Despite staging peaceful protests, police violence resulted in the tragic death of 29-year-old Rex Kanyike Masai, allegedly shot by a police officer along Moi Avenue. 

This gruesome incident has sparked widespread condemnation both locally and internationally, shedding a sharp spotlight on the police conduct once again.

"This was unjustifiable force," observed Chris Otieno, a Nairobi-based security consultant. 

An overhead video has since resurfaced, showing a plainclothes officer allegedly shooting the young protestor. 

"This only serves to escalate emotions and bitterness among the young people of this country. It was careless and uncalled for. If anything, the flames of this uprising will burn even more," noted Rashid Shirunyi Musa, a lawyer and diplomacy expert.

The heinous murder is now under investigation by the Independent Policing Oversight Authority (IPOA), exposing the dark underbelly of Kenyan police officers during the anti-tax protests. 

"This was a unique demonstration in many respects. We saw Gen Zs taking selfies and even high-fiving police officers on the streets. The young people were completely harmless, just voicing their grievances. At what point did the police feel threatened enough to pull the trigger?" questioned Mathias Shipeta, a human rights defender affiliated with Haki Africa who took part in the protests.

Scores of youth participating in the protests were arrested and detained for several hours at various police stations, including Central Police Station and Kamukunji. 

Activist Boniface Mwangi and Haki Africa’s Mathias Shipeta were among those locked up at Kamukunji on Tuesday. 

"We found more than 200 youth at Central. Three of us were taken to Kamukunji, where we slept on a cold floor. Still, they could not present us to court as the law requires, only to be released the next day in the evening. This was a total violation of our rights," observed Shipeta.

Article 37 of the Kenyan Constitution guarantees citizens the right to assemble and to picket, but increasingly, some see a claw back on these rights. 

Missing Voices, an organisation documenting disappearances in Kenya, reports 1,350 cases of police killings and 350 cases of enforced disappearances since 2019. 

The most vulnerable to police brutality are men aged 18-35 living in informal settlements. 

Activists, friends and family of the late Rex Masai at Nairobi City Mortuary waiting for the post-mortem. Rex was shot dead during anti-tax protests on June 20, 2024. [Robert Tomno, Standard] 

Notably, the anti-Finance Bill protests witnessed heavy deployment of armed plainclothes officers who easily camouflaged within crowds, raising questions about their conduct.

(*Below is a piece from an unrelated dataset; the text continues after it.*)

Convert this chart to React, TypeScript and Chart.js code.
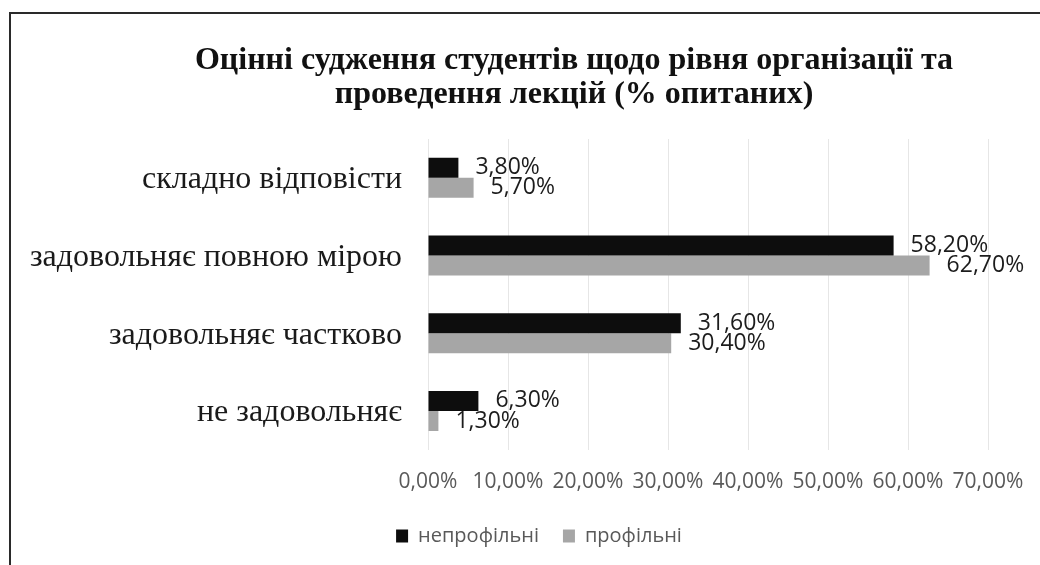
import React, { useEffect, useRef } from "react";
import { Chart, registerables } from "chart.js";

Chart.register(...registerables);

const categories = [
  "складно відповісти",
  "задовольняє повною мірою",
  "задовольняє частково",
  "не задовольняє",
];
const seriesNames = ["непрофільні", "профільні"];
const nonProfileValues = [3.8, 58.2, 31.6, 6.3];
const profileValues = [5.7, 62.7, 30.4, 1.3];
const titleLines = [
  "Оцінні судження студентів щодо рівня організації та",
  "проведення лекцій (% опитаних)",
];
const axisMin = 0;
const axisMax = 70;
const axisStep = 10;

const fmt = (v: number) => v.toFixed(2).replace(".", ",") + "%";

const titlePlugin = {
  id: "serifTitle",
  afterDraw(chart: any) {
    const ctx = chart.ctx;
    ctx.save();
    ctx.font = 'bold 32px "Liberation Serif"';
    ctx.fillStyle = "#111111";
    ctx.textAlign = "center";
    ctx.textBaseline = "alphabetic";
    ctx.fillText(titleLines[0], 574, 69);
    ctx.fillText(titleLines[1], 574, 103);
    ctx.restore();
  },
};

const legendShiftPlugin = {
  id: "legendShift",
  afterLayout(chart: any) {
    const lg = chart.legend;
    if (!lg) return;
    lg.left += 40;
    lg.right += 40;
    lg.top -= 13;
    lg.bottom -= 13;
  },
};

const valueLabelPlugin = {
  id: "valueLabels",
  afterDatasetsDraw(chart: any) {
    const ctx = chart.ctx;
    ctx.save();
    ctx.font = '23px "Open Sans"';
    ctx.fillStyle = "#1c1c1c";
    ctx.textAlign = "left";
    ctx.textBaseline = "middle";
    chart.data.datasets.forEach((ds: any, i: number) => {
      const meta = chart.getDatasetMeta(i);
      meta.data.forEach((bar: any, j: number) => {
        ctx.fillText(fmt(ds.data[j] as number), bar.x + 17, bar.y);
      });
    });
    ctx.restore();
  },
};

export default function App() {
  const canvasRef = useRef<HTMLCanvasElement | null>(null);

  useEffect(() => {
    if (!canvasRef.current) return;
    const chart = new Chart(canvasRef.current, {
      type: "bar",
      data: {
        labels: categories,
        datasets: [
          {
            label: seriesNames[0],
            data: nonProfileValues,
            backgroundColor: "#0d0d0d",
            barPercentage: 1,
            categoryPercentage: 0.515,
          },
          {
            label: seriesNames[1],
            data: profileValues,
            backgroundColor: "#a6a6a6",
            barPercentage: 1,
            categoryPercentage: 0.515,
          },
        ],
      },
      options: {
        indexAxis: "y",
        animation: false,
        responsive: true,
        maintainAspectRatio: false,
        layout: { padding: { left: 10, right: 52, top: 139, bottom: -4 } },
        scales: {
          x: {
            min: axisMin,
            max: axisMax,
            ticks: {
              stepSize: axisStep,
              callback: (v: any) => fmt(Number(v)),
              font: { family: "Open Sans", size: 21 },
              color: "#595959",
              padding: 20,
              maxRotation: 0,
            },
            grid: { color: "#e6e6e6", drawTicks: false },
            border: { display: false },
            afterFit: (scale: any) => {
              scale.paddingLeft = 0;
              scale.paddingRight = 0;
            },
          },
          y: {
            ticks: {
              font: { family: "Liberation Serif", size: 32 },
              color: "#1a1a1a",
              padding: 26,
              labelOffset: 2,
            },
            grid: { display: false, drawTicks: false },
            border: { display: false },
            afterFit: (scale: any) => {
              scale.width = 418;
            },
          },
        },
        plugins: {
          title: { display: false },
          tooltip: { enabled: false },
          legend: {
            position: "bottom",
            labels: {
              font: { family: "Open Sans", size: 20 },
              color: "#595959",
              boxWidth: 12,
              boxHeight: 13,
              padding: 24,
            },
          },
        },
      },
      plugins: [titlePlugin, valueLabelPlugin, legendShiftPlugin],
    });
    return () => chart.destroy();
  }, []);

  return (
    <div
      style={{
        position: "absolute",
        left: 0,
        top: 0,
        width: 1040,
        height: 565,
        overflow: "hidden",
        background: "#ffffff",
      }}
    >
      <div
        style={{
          position: "absolute",
          left: 9,
          top: 12,
          width: 1100,
          height: 620,
          borderLeft: "2px solid #2a2a2a",
          borderTop: "2px solid #2a2a2a",
          pointerEvents: "none",
        }}
      />
      <div style={{ position: "absolute", left: 0, top: 0, width: 1040, height: 565 }}>
        <canvas ref={canvasRef} />
      </div>
    </div>
  );
}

The National Police Service Act stipulates that police officers, other than those attached to specific units such as the Directorate of Criminal Investigations, Internal Affairs Unit, VIP protection sections and Crime Branches, must wear uniforms when on duty. 

However, in special circumstances, plain clothes may be worn as directed by the Officer-in-Charge. 

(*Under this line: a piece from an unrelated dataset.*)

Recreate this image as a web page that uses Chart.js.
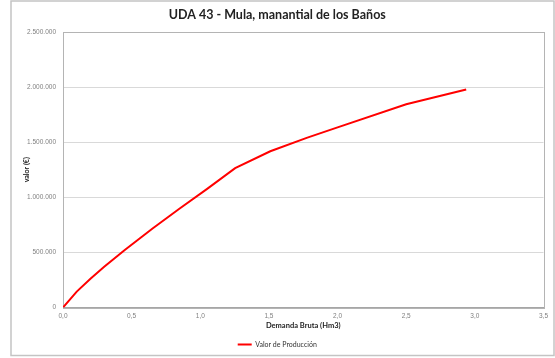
<!DOCTYPE html>
<html>
<head>
<meta charset="utf-8">
<script src="https://cdn.jsdelivr.net/npm/chart.js@4.4.1/dist/chart.umd.min.js"></script>
<style>
  html, body { margin: 0; padding: 0; background: #fff; }
  #wrap { width: 555px; height: 358px; }
</style>
</head>
<body>
<div id="wrap"><canvas id="uda" width="555" height="358"></canvas></div>
<script>
// Demanda bruta (Hm3) vs valor de producción (€)
const demanda = [0, 0.1, 0.2, 0.3, 0.45, 0.65, 0.85, 1.05, 1.254, 1.51, 1.78, 2.0, 2.5, 2.937];
const valor = [0, 144000, 261000, 369000, 522000, 715000, 899000, 1077000, 1265000, 1418000, 1542000, 1635000, 1845000, 1978000];

const xTicks = [0, 0.5, 1.0, 1.5, 2.0, 2.5, 3.0, 3.5];
const yTicks = [0, 500000, 1000000, 1500000, 2000000, 2500000];

const puntos = demanda.map((d, i) => ({ x: d, y: valor[i] }));

function miles(v) {
  return String(Math.round(v)).replace(/\B(?=(\d{3})+(?!\d))/g, '.');
}

// outer frame + plot box like the spreadsheet chart
const marco = {
  id: 'marco',
  beforeDraw(chart) {
    const c = chart.ctx;
    c.save();
    c.fillStyle = '#fff';
    c.fillRect(0, 0, chart.width, chart.height);
    c.strokeStyle = '#c4c4c4';
    c.lineWidth = 1.5;
    c.strokeRect(11, 1, 543, 354.5);
    c.restore();
  },
  beforeDatasetsDraw(chart) {
    const a = chart.chartArea;
    const c = chart.ctx;
    c.save();
    c.strokeStyle = '#b4b4b4';
    c.lineWidth = 1;
    c.strokeRect(Math.round(a.left) + 0.5, Math.round(a.top) + 0.5,
      Math.round(a.right - a.left), Math.round(a.bottom - a.top));
    c.restore();
  }
};

new Chart(document.getElementById('uda').getContext('2d'), {
  type: 'line',
  data: {
    datasets: [{
      label: 'Valor de Producción',
      data: puntos,
      borderColor: '#ff0000',
      backgroundColor: '#ff0000',
      borderWidth: 2,
      pointRadius: 0,
      tension: 0,
      fill: false
    }]
  },
  options: {
    responsive: false,
    animation: false,
    layout: { padding: { left: 11, right: 11.5, top: 0, bottom: 0 } },
    plugins: {
      title: {
        display: true,
        text: 'UDA 43 - Mula, manantial de los Baños',
        color: '#222',
        font: { family: 'Lato', size: 12.5, weight: 'bold' },
        padding: { top: 7, bottom: 10 }
      },
      legend: {
        position: 'bottom',
        labels: {
          color: '#333',
          font: { family: 'Lato', size: 7 },
          boxWidth: 14,
          boxHeight: 0,
          padding: 8
        }
      },
      tooltip: { enabled: false }
    },
    scales: {
      x: {
        type: 'linear',
        min: 0,
        max: 3.5,
        afterBuildTicks: s => { s.ticks = xTicks.map(v => ({ value: v })); },
        afterFit: s => { s.height = 25.5; },
        ticks: {
          color: '#808080',
          font: { family: 'Liberation Sans', size: 6.5 },
          padding: 5,
          maxRotation: 0,
          callback: v => v.toFixed(1).replace('.', ',')
        },
        grid: { display: false, drawTicks: false },
        border: { display: true, color: '#a6a6a6' },
        title: {
          display: true,
          text: 'Demanda Bruta (Hm3)',
          color: '#222',
          font: { family: 'Lato', size: 7.5, weight: 'bold' },
          padding: { top: 0, bottom: 3 }
        }
      },
      y: {
        min: 0,
        max: 2500000,
        afterBuildTicks: s => { s.ticks = yTicks.map(v => ({ value: v })); },
        afterFit: s => { s.width = 52; },
        ticks: {
          color: '#808080',
          font: { family: 'Liberation Sans', size: 6.5 },
          padding: 7,
          callback: v => miles(v)
        },
        grid: { color: '#d9d9d9', lineWidth: 1, drawTicks: false },
        border: { display: true, color: '#a6a6a6' },
        title: {
          display: true,
          text: 'valor (€)',
          color: '#222',
          font: { family: 'Lato', size: 7, weight: 'bold' },
          padding: { top: 12, bottom: 0 }
        }
      }
    }
  },
  plugins: [marco]
});
</script>
</body>
</html>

Security analyst George Musamali emphasises the need to reconsider police dress codes, especially during sensitive deployments.  

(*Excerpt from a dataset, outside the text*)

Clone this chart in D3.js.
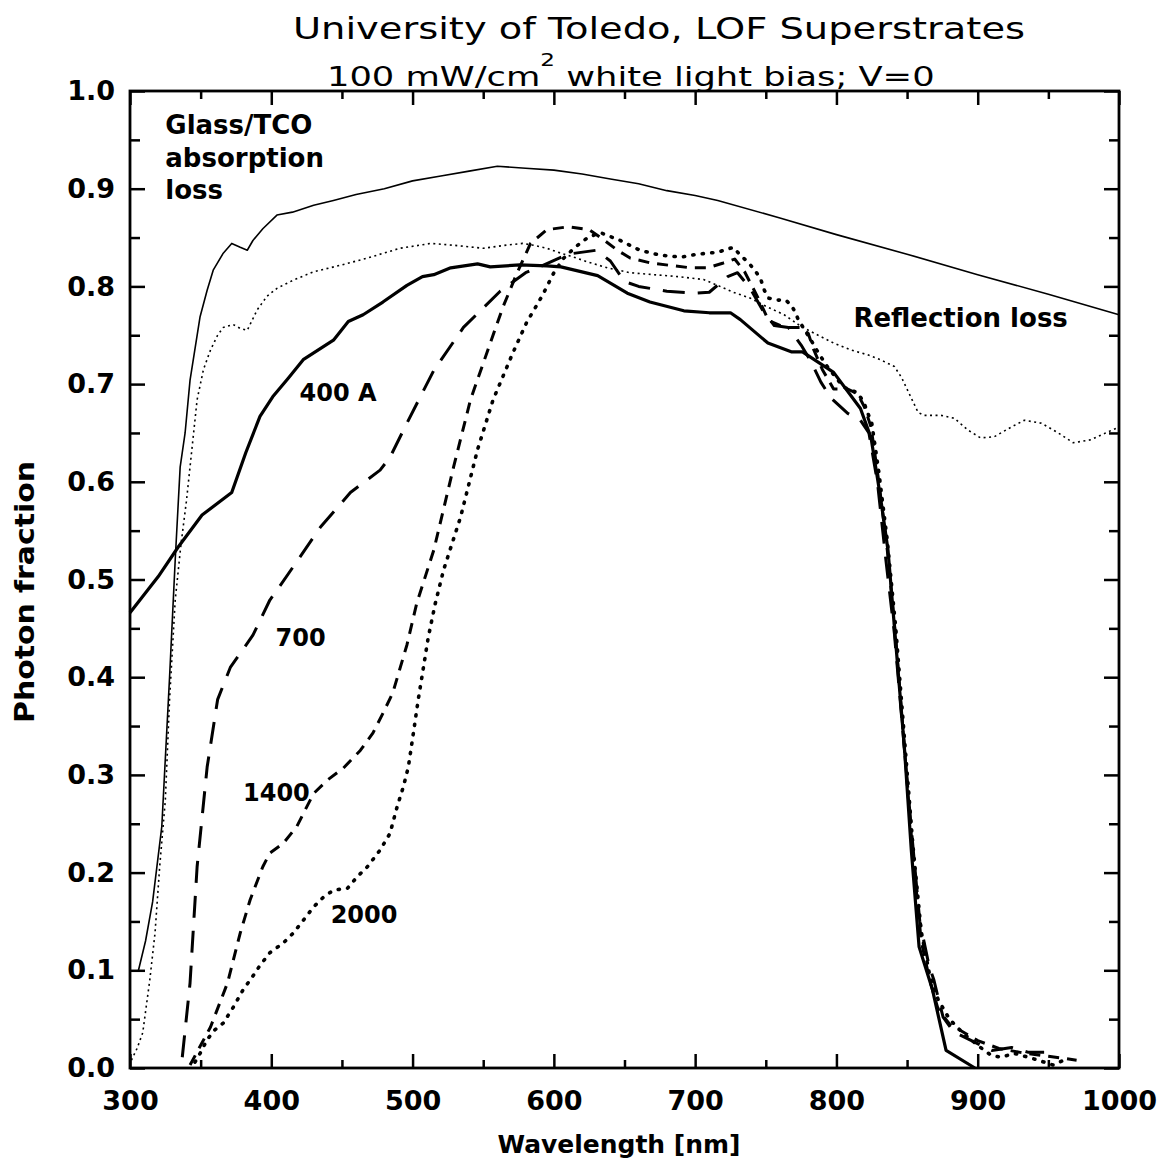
<!DOCTYPE html>
<html><head><meta charset="utf-8">
<script src="https://cdn.jsdelivr.net/npm/d3@7"></script>
<style>
html,body{margin:0;padding:0;background:#fff;}
text{font-family:"DejaVu Sans",sans-serif;fill:#000;}
</style></head>
<body>
<svg id="chart" width="1159" height="1167"></svg>
<script>
// ---------- DATA ----------
const titleText = "University of Toledo, LOF Superstrates";
const xLabel = "Wavelength [nm]";
const yLabel = "Photon fraction";

const xMajor = [300,400,500,600,700,800,900,1000];
const xMinor = [350,450,550,650,750,850,950];
const xTickLabels = ["300","400","500","600","700","800","900","1000"];
const yMajor = [0,0.1,0.2,0.3,0.4,0.5,0.6,0.7,0.8,0.9,1.0];
const yMinor = [0.05,0.15,0.25,0.35,0.45,0.55,0.65,0.75,0.85,0.95];
const yTickLabels = ["0.0","0.1","0.2","0.3","0.4","0.5","0.6","0.7","0.8","0.9","1.0"];

// Glass/TCO absorption loss (thin solid)
const glassLoss = [[306,0.10],[311,0.13],[316,0.17],[322.5,0.247],[328,0.40],[332,0.52],[335.5,0.615],[339,0.65],[342.5,0.704],[349.6,0.769],[354.6,0.796],[359,0.817],[366,0.834],[372,0.844],[378,0.84],[383,0.837],[387,0.847],[394,0.859],[404,0.873],[415,0.876],[430,0.883],[444,0.888],[460,0.894],[480,0.90],[500,0.908],[520,0.913],[540,0.918],[560,0.923],[580,0.921],[600,0.919],[620,0.915],[640,0.91],[660,0.905],[680,0.898],[700,0.893],[716,0.888],[760,0.870],[800,0.853],[850,0.833],[900,0.812],[950,0.792],[1000,0.771]];

// Reflection loss (thin dotted)
const reflLoss = [[301,0.008],[305,0.02],[309,0.036],[314,0.09],[317.7,0.138],[321,0.206],[325,0.274],[328,0.377],[332,0.479],[336,0.535],[340,0.581],[347.5,0.684],[352,0.715],[357,0.735],[362,0.75],[366,0.758],[373,0.761],[378,0.757],[383,0.755],[390,0.776],[397,0.79],[404,0.798],[415,0.806],[430,0.815],[450,0.822],[468,0.829],[491,0.839],[513,0.844],[530,0.842],[550,0.839],[565,0.842],[578,0.844],[586,0.842],[595,0.839],[605,0.834],[614,0.83],[624,0.825],[638,0.819],[654,0.814],[671,0.812],[688,0.81],[706,0.807],[716,0.801],[727,0.794],[739,0.788],[751,0.779],[763,0.771],[775,0.759],[787,0.75],[798,0.742],[810,0.735],[822,0.73],[831,0.725],[841,0.718],[846,0.707],[851.6,0.69],[857.8,0.671],[862,0.668],[874,0.668],[883.5,0.665],[893,0.653],[902,0.645],[911.6,0.646],[923.7,0.656],[933,0.663],[945,0.66],[957,0.65],[967.6,0.64],[980,0.643],[992,0.651],[1000,0.656]];

// 400 A (thick solid)
const cell400 = [[300,0.466],[320,0.503],[334,0.533],[351,0.566],[372,0.589],[382,0.63],[392,0.667],[401,0.687],[412,0.706],[422.6,0.725],[444,0.745],[454.5,0.764],[465,0.771],[479,0.784],[496,0.801],[507,0.81],[515,0.812],[527,0.819],[546,0.823],[555,0.82],[576,0.822],[595,0.821],[605,0.82],[631,0.811],[652,0.793],[668,0.784],[692,0.775],[710,0.773],[725,0.773],[732,0.766],[751.5,0.742],[768,0.733],[776,0.733],[798,0.712],[817,0.675],[824.5,0.645],[831.5,0.581],[836.5,0.53],[842,0.435],[848,0.33],[853,0.223],[858.5,0.124],[868,0.08],[877.6,0.018],[898,0.0]];

// 700 A (long dashes)
const cell700 = [[337,0.011],[342.5,0.087],[347.5,0.206],[354.6,0.308],[362,0.377],[371,0.41],[387,0.443],[399,0.479],[404,0.489],[415.5,0.513],[435,0.554],[456,0.589],[477,0.612],[484,0.625],[496,0.66],[515,0.714],[536,0.758],[562,0.795],[580,0.814],[590,0.82],[610,0.833],[630,0.837],[640,0.826],[650,0.805],[660,0.80],[680,0.795],[700,0.793],[710,0.794],[723,0.81],[730,0.814],[739,0.798],[748,0.775],[756,0.76],[766,0.758],[775,0.74],[782,0.723],[789,0.702],[796,0.686],[808,0.67],[817,0.663],[823,0.65],[829,0.6],[835,0.52],[841,0.445],[847,0.345],[853,0.245],[859,0.15],[865.5,0.105],[869,0.09],[872,0.072],[875.5,0.052],[883,0.037],[897,0.027],[910,0.018],[924,0.021],[936,0.016],[947,0.016]];

// 1400 A (medium dashes)
const cell1400 = [[342.5,0.003],[357,0.042],[369,0.087],[378,0.138],[385,0.172],[394,0.206],[399,0.22],[408.5,0.23],[418,0.247],[425,0.267],[430,0.281],[440,0.295],[451,0.307],[463,0.325],[472,0.343],[479,0.363],[486,0.384],[496,0.433],[503,0.476],[515,0.53],[529,0.615],[541,0.684],[555,0.742],[564,0.779],[574,0.814],[583.5,0.844],[595,0.858],[610,0.861],[625,0.858],[635,0.848],[645,0.837],[654,0.829],[668.5,0.824],[685,0.821],[697,0.819],[709,0.819],[720,0.824],[728,0.828],[735,0.815],[745,0.787],[752,0.765],[760,0.76],[766,0.758],[775,0.758],[780,0.752],[784,0.735],[790,0.715],[798,0.695],[808,0.695],[815,0.69],[820,0.676],[824.5,0.656],[830,0.6],[836,0.53],[842,0.44],[848,0.33],[854,0.22],[860,0.13],[866,0.09],[872,0.06],[880,0.045],[900,0.028],[915,0.02],[930,0.016],[950,0.012],[970,0.008]];

// 2000 A (dots)
const cell2000 = [[346,0.006],[349.6,0.015],[354.6,0.029],[360,0.039],[366,0.046],[373,0.062],[380,0.08],[386.5,0.093],[392,0.105],[399,0.118],[408.5,0.128],[415.5,0.138],[422.6,0.151],[430,0.165],[437,0.175],[444,0.182],[454,0.184],[461,0.196],[468,0.206],[477,0.223],[484,0.24],[489,0.267],[493.5,0.288],[497,0.308],[500.6,0.343],[504,0.377],[507.7,0.41],[511,0.44],[516,0.475],[522,0.51],[534,0.564],[546,0.633],[557,0.684],[571,0.732],[581,0.764],[586,0.776],[592,0.791],[600,0.814],[607,0.829],[615,0.84],[624,0.85],[633,0.855],[647,0.847],[661,0.837],[675,0.832],[690,0.83],[702,0.833],[716,0.835],[727,0.84],[732,0.832],[738,0.824],[743,0.815],[746.5,0.807],[749,0.796],[752,0.788],[758.5,0.786],[764,0.786],[768,0.781],[771,0.773],[773,0.766],[782,0.745],[786,0.735],[789,0.728],[794,0.717],[805,0.697],[815,0.691],[819.5,0.681],[822,0.671],[825,0.66],[830,0.61],[836,0.54],[842,0.45],[848,0.34],[854,0.23],[860,0.14],[866,0.095],[872,0.07],[880,0.05],[890,0.035],[902,0.021],[909.5,0.013],[916.6,0.011],[925.8,0.015],[935.7,0.011],[942.8,0.008],[953.4,0.003],[961,0.008]];

// annotations [text, wavelength, value]
const annotations = [
  ["Glass/TCO", 325, 0.956],
  ["absorption", 325, 0.922],
  ["loss", 325, 0.889],
  ["Reflection loss", 812, 0.758],
  ["400 A", 420, 0.683],
  ["700", 403, 0.432],
  ["1400", 380, 0.273],
  ["2000", 442, 0.148]
];

// ---------- DRAW ----------
const svg = d3.select("#chart");
const L = 130, R = 1119, T = 91, B = 1068;
const x = d3.scaleLinear().domain([300,1000]).range([L,R]);
const y = d3.scaleLinear().domain([0,1]).range([B,T]);

// title
svg.append("text").attr("x",659).attr("y",39).attr("text-anchor","middle")
  .attr("font-size",31).attr("textLength",732).attr("lengthAdjust","spacingAndGlyphs").text(titleText);
const sub = svg.append("text").attr("x",327).attr("y",86).attr("font-size",26);
sub.append("tspan").text("100 mW/cm");
sub.append("tspan").attr("font-size",17).attr("dy",-20).text("2");
sub.append("tspan").attr("dy",20).text(" white light bias; V=0");
// stretch subtitle to reference width
const sb = sub.node().getBBox();
sub.attr("transform", `translate(327,0) scale(${608/sb.width},1) translate(-327,0)`);

// axes
const g = svg.append("g");
function styleAxis(sel){
  sel.select(".domain").remove();
  sel.selectAll("line").attr("stroke","#000").attr("stroke-width",2.5);
  sel.selectAll("text").attr("font-size",27).attr("font-weight","bold").attr("fill","#000")
     .attr("font-family","DejaVu Sans");
}
g.append("g").attr("transform",`translate(0,${B})`)
  .call(d3.axisBottom(x).tickValues(xMajor).tickSize(-14).tickPadding(23).tickFormat((d,i)=>xTickLabels[i])).call(styleAxis);
g.append("g").attr("transform",`translate(0,${B})`)
  .call(d3.axisBottom(x).tickValues(xMinor).tickSize(-8).tickFormat("")).call(styleAxis);
g.append("g").attr("transform",`translate(0,${T})`)
  .call(d3.axisTop(x).tickValues(xMajor).tickSize(-14).tickFormat("")).call(styleAxis);
g.append("g").attr("transform",`translate(0,${T})`)
  .call(d3.axisTop(x).tickValues(xMinor).tickSize(-8).tickFormat("")).call(styleAxis);
g.append("g").attr("transform",`translate(${L},0)`)
  .call(d3.axisLeft(y).tickValues(yMajor).tickSize(-15).tickPadding(15).tickFormat((d,i)=>yTickLabels[i])).call(styleAxis);
g.append("g").attr("transform",`translate(${L},0)`)
  .call(d3.axisLeft(y).tickValues(yMinor).tickSize(-10).tickFormat("")).call(styleAxis);
g.append("g").attr("transform",`translate(${R},0)`)
  .call(d3.axisRight(y).tickValues(yMajor).tickSize(-15).tickFormat("")).call(styleAxis);
g.append("g").attr("transform",`translate(${R},0)`)
  .call(d3.axisRight(y).tickValues(yMinor).tickSize(-10).tickFormat("")).call(styleAxis);

svg.append("rect").attr("x",L).attr("y",T).attr("width",R-L).attr("height",B-T)
  .attr("fill","none").attr("stroke","#000").attr("stroke-width",2.8);

// curves
const line = d3.line().x(d=>x(d[0])).y(d=>y(d[1]));
const series = [
  {data: glassLoss, w:1.6, dash:null, cap:"butt"},
  {data: reflLoss, w:1.6, dash:"2,3.5", cap:"butt"},
  {data: cell400, w:3.2, dash:null, cap:"butt"},
  {data: cell700, w:3, dash:"22,13", cap:"butt"},
  {data: cell1400, w:3, dash:"11,8", cap:"butt"},
  {data: cell2000, w:3.6, dash:"1.2,8.3", cap:"round"}
];
series.forEach(s=>{
  svg.append("path").attr("d",line(s.data)).attr("fill","none").attr("stroke","#000")
    .attr("stroke-width",s.w).attr("stroke-dasharray",s.dash).attr("stroke-linecap",s.cap)
    .attr("stroke-linejoin","round");
});

// annotations
const annSize = {"Glass/TCO":26,"absorption":26,"loss":26,"Reflection loss":26};
annotations.forEach(a=>{
  svg.append("text").attr("x",x(a[1])).attr("y",y(a[2]))
    .attr("font-size",annSize[a[0]]||24).attr("font-weight","bold").text(a[0]);
});

// axis titles
svg.append("text").attr("x",619).attr("y",1153).attr("text-anchor","middle")
  .attr("font-size",25).attr("font-weight","bold").attr("textLength",243).attr("lengthAdjust","spacingAndGlyphs").text(xLabel);
svg.append("text").attr("transform","translate(34,592) rotate(-90)").attr("text-anchor","middle")
  .attr("font-size",27).attr("font-weight","bold").attr("textLength",262).attr("lengthAdjust","spacingAndGlyphs").text(yLabel);
</script>
</body></html>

Some uniformed and plainclothes officers were captured on camera wearing face masks while handling protestors, a practice criticised by Embakasi East MP Babu Owino.

"We cannot allow this trend to continue where police officers hide behind masks to commit crimes," he said.

During the Gen Z protests in Mombasa, a tear gas canister landed at Coast Girls' High School, causing panicked students to scamper. Some students sustained minor injuries.

The Gen Z protests are Kenya Kwanza’s biggest backlash since last year’s protests by rights groups that claimed at least nine lives.

"We fear nothing. We’ve been through the worst already. The only thing I personally fear is my phone running low on battery and slow internet," said a Gen Z protestor.

Seasoned lawyer Paul Mwangi noted, "It's happening everywhere. Gen Zs are taking over. It has happened in West Africa in several countries. I think it’s time for East Africa! I pity politicians who are taking this lightly.